We encountered 3 issues :
- Mixing named branch and bookmarks confused some users that loved Mercurial
for its simplicity (compared to Git).
- Have to specify -B to push/pull has never been understood by users. Git
has a strategy of pushing/fetching only one branch so this behaviour makes
sense, but since Mercurial make things easier by pushing/pulling all the
repo, people did not understood this behaviour. Perhaps it was just a
security to avoid side effects for this new feature ?
- The biggest one (and I am really interestd by feedbacks from people using
bookmarks in real life projects) : bookmarks (in their current behaviour)
were unusable as soon as 2 people worked on the same bookmark at the same
time. I don't remember all the details, but basicaly when the userA commit
on bookmarkXYZ on its local repo, pull changes of userB that made other
commits on this same bookmarkXYZ from a remote repository, he had 2
desynchronized bookmarkXYZ (not sure at 100% but we had a bookmark desync
issue).

So we switched back to the classical named branches, even if it has
drawbacks ...

Is this last point about 2 users using the same bookmark :
   - A bad use of this feature because we missed how to correctly use it ?
   - A bug encountered by outher people than us ?
   - A by design behaviour, so there is nothing to fix !

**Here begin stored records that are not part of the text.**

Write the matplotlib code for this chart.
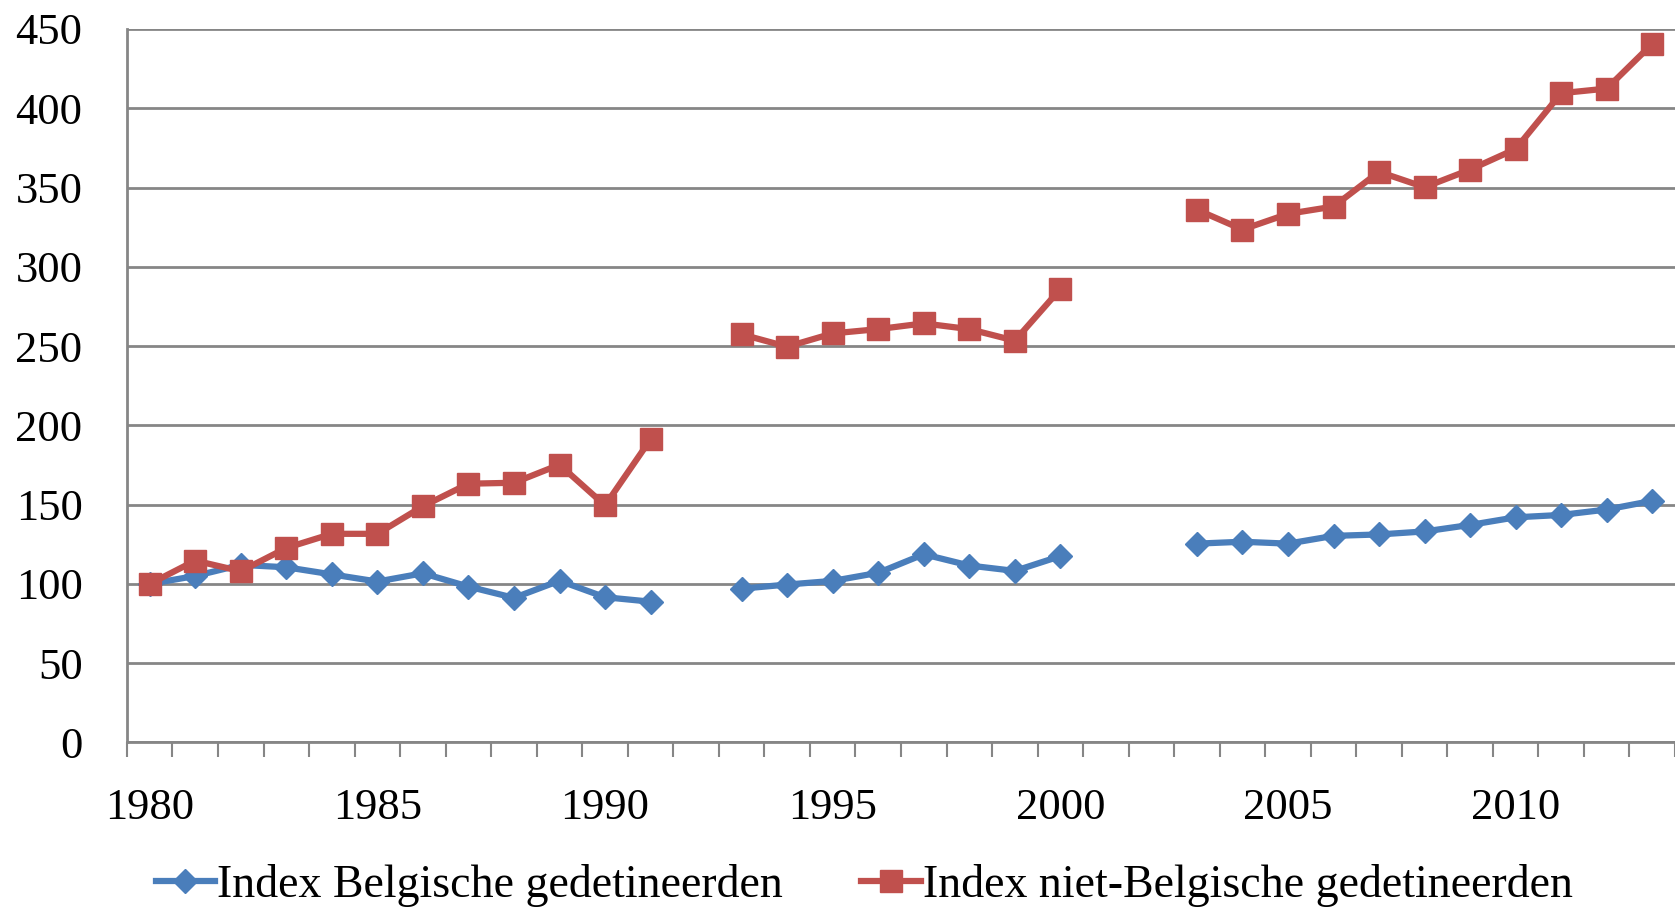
import numpy as np
import matplotlib
matplotlib.use("Agg")
import matplotlib.pyplot as plt

plt.rcParams['font.family'] = ['Liberation Serif', 'DejaVu Serif']

years = list(range(1980, 2014))
nan = np.nan

belgisch = [100, 105, 112, 110.5, 106, 101.5, 106.7, 98.3, 91.2, 102, 91.6, 88.8,
            nan, 97, 99.6, 101.9, 107, 118.7, 111.6, 108.2, 117.5,
            nan, nan, 125.4, 126.6, 125.4, 130.3, 131.2, 133.1, 137.2, 142, 143.5, 146.9, 152.4]
niet_belgisch = [100, 114.7, 108, 122.7, 131.6, 131.6, 149, 163.2, 163.8, 175.2, 149.5, 191.2,
                 nan, 257.4, 249.6, 258, 260.7, 264.3, 260.7, 253.4, 286,
                 nan, nan, 336, 323.5, 333.4, 338, 359.9, 350.2, 361.3, 374.3, 409.5, 412.4, 440.6]

labels = ["Index Belgische gedetineerden", "Index niet-Belgische gedetineerden"]
blue = "#4A7EBB"
red = "#C0504D"
grid_col = "#868686"

fig = plt.figure(figsize=(16.75, 9.08), dpi=100)
ax = fig.add_axes([0.0758, 0.1823, 0.9242, 0.7858])

x = np.arange(len(years))
ax.plot(x, belgisch, color=blue, lw=4.5, marker="D", ms=12, label=labels[0], zorder=3)
ax.plot(x, niet_belgisch, color=red, lw=4.5, marker="s", ms=16, label=labels[1], zorder=4)

ax.set_xlim(-0.5, len(years) - 0.5)
ax.set_ylim(0, 450)
ax.set_yticks(np.arange(0, 451, 50))
ax.yaxis.grid(True, color=grid_col, lw=2)
ax.set_axisbelow(True)

major = [i for i, y in enumerate(years) if y % 5 == 0]
ax.set_xticks(major)
ax.set_xticklabels([str(years[i]) for i in major])
ax.set_xticks(np.arange(-0.5, len(years)), minor=True)
ax.tick_params(axis="x", which="major", length=0, pad=33, labelsize=32)
ax.tick_params(axis="x", which="minor", length=11, width=1.5, color=grid_col, direction="out")
ax.tick_params(axis="y", length=0, pad=32, labelsize=32)

for s in ["top", "right"]:
    ax.spines[s].set_visible(False)
for s in ["left", "bottom"]:
    ax.spines[s].set_color(grid_col)
    ax.spines[s].set_linewidth(2)

fig.legend(loc="center", bbox_to_anchor=(0.516, 0.025), ncol=2, frameon=False,
           fontsize=33, handlelength=1.3, handletextpad=0.05, columnspacing=1.7,
           borderaxespad=0)

fig.savefig("out.png", dpi=100)
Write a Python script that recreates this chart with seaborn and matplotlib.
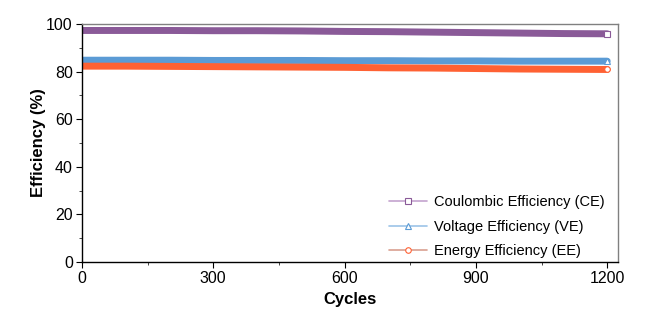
import matplotlib
matplotlib.use("Agg")
import matplotlib.pyplot as plt
from matplotlib.lines import Line2D
from matplotlib.ticker import MultipleLocator
import pandas as pd
import seaborn as sns

# Efficiency over cycling, sampled every 100 cycles
cycles = [0, 100, 200, 300, 400, 500, 600, 700, 800, 900, 1000, 1100, 1200]
coulombic = [97.3, 97.3, 97.3, 97.2, 97.2, 97.1, 96.9, 96.8, 96.6, 96.4, 96.2, 96.0, 95.9]
voltage = [84.8, 84.8, 84.8, 84.7, 84.7, 84.7, 84.6, 84.6, 84.5, 84.5, 84.4, 84.4, 84.4]
energy = [82.3, 82.3, 82.2, 82.1, 82.0, 81.9, 81.8, 81.6, 81.5, 81.3, 81.1, 81.0, 80.9]

series_names = ["Coulombic Efficiency (CE)", "Voltage Efficiency (VE)", "Energy Efficiency (EE)"]
colors = ["#8A5A98", "#5B9BD5", "#FF6133"]
legend_colors = ["#C4A3CE", "#9CC3E8", "#D9A090"]
markers = ["s", "^", "o"]

df = pd.concat(
    [pd.DataFrame({"Cycle": cycles, "Efficiency": vals, "Series": name})
     for name, vals in zip(series_names, [coulombic, voltage, energy])],
    ignore_index=True,
)

sns.set_theme(style="white")
plt.rcParams["font.family"] = ["Liberation Sans", "DejaVu Sans"]
plt.rcParams["text.color"] = "black"
plt.rcParams["axes.labelcolor"] = "black"

fig = plt.figure(figsize=(6.5, 3.25), dpi=100)
ax = fig.add_axes([0.126, 0.194, 0.825, 0.732])

sns.lineplot(data=df, x="Cycle", y="Efficiency", hue="Series",
             palette=dict(zip(series_names, colors)), linewidth=5,
             legend=False, ax=ax)

# open marker on the final cycle of each series
for vals, c, m in zip([coulombic, voltage, energy], colors, markers):
    ax.plot(cycles[-1], vals[-1], marker=m, ms=4, mfc="white", mec=c,
            mew=0.8, ls="none", zorder=5)

ax.set_xlim(0, 1225)
ax.set_ylim(0, 100)
ax.xaxis.set_major_locator(MultipleLocator(300))
ax.xaxis.set_minor_locator(MultipleLocator(150))
ax.yaxis.set_major_locator(MultipleLocator(20))
ax.yaxis.set_minor_locator(MultipleLocator(10))
ax.tick_params(axis="both", which="major", direction="out", length=4, width=0.8,
               labelsize=11.5, colors="black", bottom=True, left=True, pad=2.5)
ax.tick_params(axis="both", which="minor", direction="out", length=2, width=0.6,
               bottom=True, left=True)
for side in ["left", "bottom"]:
    ax.spines[side].set_color("black")
    ax.spines[side].set_linewidth(1.0)
for side in ["top", "right"]:
    ax.spines[side].set_color("#808080")
    ax.spines[side].set_linewidth(1.0)

ax.set_xlabel("Cycles", fontsize=12, fontweight="bold", labelpad=4)
ax.set_ylabel("Efficiency (%)", fontsize=12, fontweight="bold", labelpad=0)

handles = [Line2D([0], [0], color=lc, lw=1.2, marker=m, ms=4, mfc="white",
                  mec=c, mew=0.8)
           for lc, c, m in zip(legend_colors, colors, markers)]
ax.legend(handles, series_names, loc="lower right", frameon=False, fontsize=10.5,
          handlelength=2.6, handletextpad=0.5, labelspacing=0.7,
          bbox_to_anchor=(1.0, -0.038))

fig.savefig("out.png", dpi=100)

We came to the conclusion that there are some potential improvements that
could make light branching better under Mercurial.

Bookmarks improvements :
 - Fixing the bookmark main issue previously described, if this is a bug
 - Push/pull by default bookmarks without -B

Named branch improvements (I am not aware of Mercurial internal design so I
don't know if my proposals make sense or not, it is mainly a user need) :
 - If possible, implement some optimisations in order to make closed named
branches have no impact on performances
 - Allow users, after a merge, to do at the same time a "merge branch2 in
branch1 and close branch2" operation that would appear as a single commit in
the graph log.

Any thoughts ?

On Wed, Jun 15, 2011 at 10:17 PM, Benjamin Fritz <fritzophrenic at gmail.com>wrote:

> On Wed, Jun 15, 2011 at 12:51 PM, Matt Mackall <mpm at selenic.com> wrote:
> >> 2011/6/15  <mercurial-request at selenic.com>:
> >> > Also, I think you underestimate how badly things can go
> algorithmically
> >> > for people who are not aware that particular things aren't designed to
> >> > scale. For instance, we've had people who've tagged essentially every
> >> > commit in a 100k cset repo. That's simply not going to work well and
> >> > we're not going to be able to tweak things so it does.
> >> >
> >> I'm curious about what problems might arise from tagging nearly every
> >> commit. For instance, Vim is maintained in Mercurial at
> >> http://code.google.com/p/vim , and each new patch added is tagged with
> >> the patch number. What specific problems might occur from this
> >> practice?
> >
> > Slow startup for any command that needs tags info is the primary risk.
> > This is cached now so it's generally fast, but the cache will need to be
> > rebuilt at each tagging point. You probably won't see any pain here for
> > a long time.
> >
> > You seem to have an unusual model:
> >
> > changeset:   2891:acda456c788a
> > tag:         v7-3-219
> > user:        Bram Moolenaar <bram at vim.org>
> > date:        Mon Jun 13 02:04:00 2011 +0200
> > files:       src/os_mac_conv.c src/os_macosx.m src/version.c src/vim.h
> > description:
> > updated for version 7.3.219
> > Problem:    Can't compile with GTK on Mac.
> > Solution:   Add some #ifdef trickery. (Ben Schmidt)
> >
> > It seems like you bump the version number in version.c on basically
> > every change, then tag it as a release.
> >
>
> Yes, this is the case. It is somewhat strange (especially in the
> open-source world) but it is what it is. Bram is the
> benevolent-dictator-for-life of Vim and still maintains it by
> accepting patch files from Vim community (in pretty much any format
> but normally in Mercurial's nowadays) and then releasing each coherent
> change as a patch which he also happens to apply and keep in
> Mercurial. The nice thing is that within Vim's internal scripting
> language you can check for not only a specific version but also a very
> specific "patch level" using something like "v:version == 703 &&
> has('patch219')" for the specific changeset you quote. Due to this
> release strategy, it's convenient to be able to refer to specific
> changesets by version ID. But since there are not a bunch of
> intermediate changesets, tagging each one still only results in a few
> hundred tags per major version, rather that the hundreds of thousands
> you indicated would cause a problem.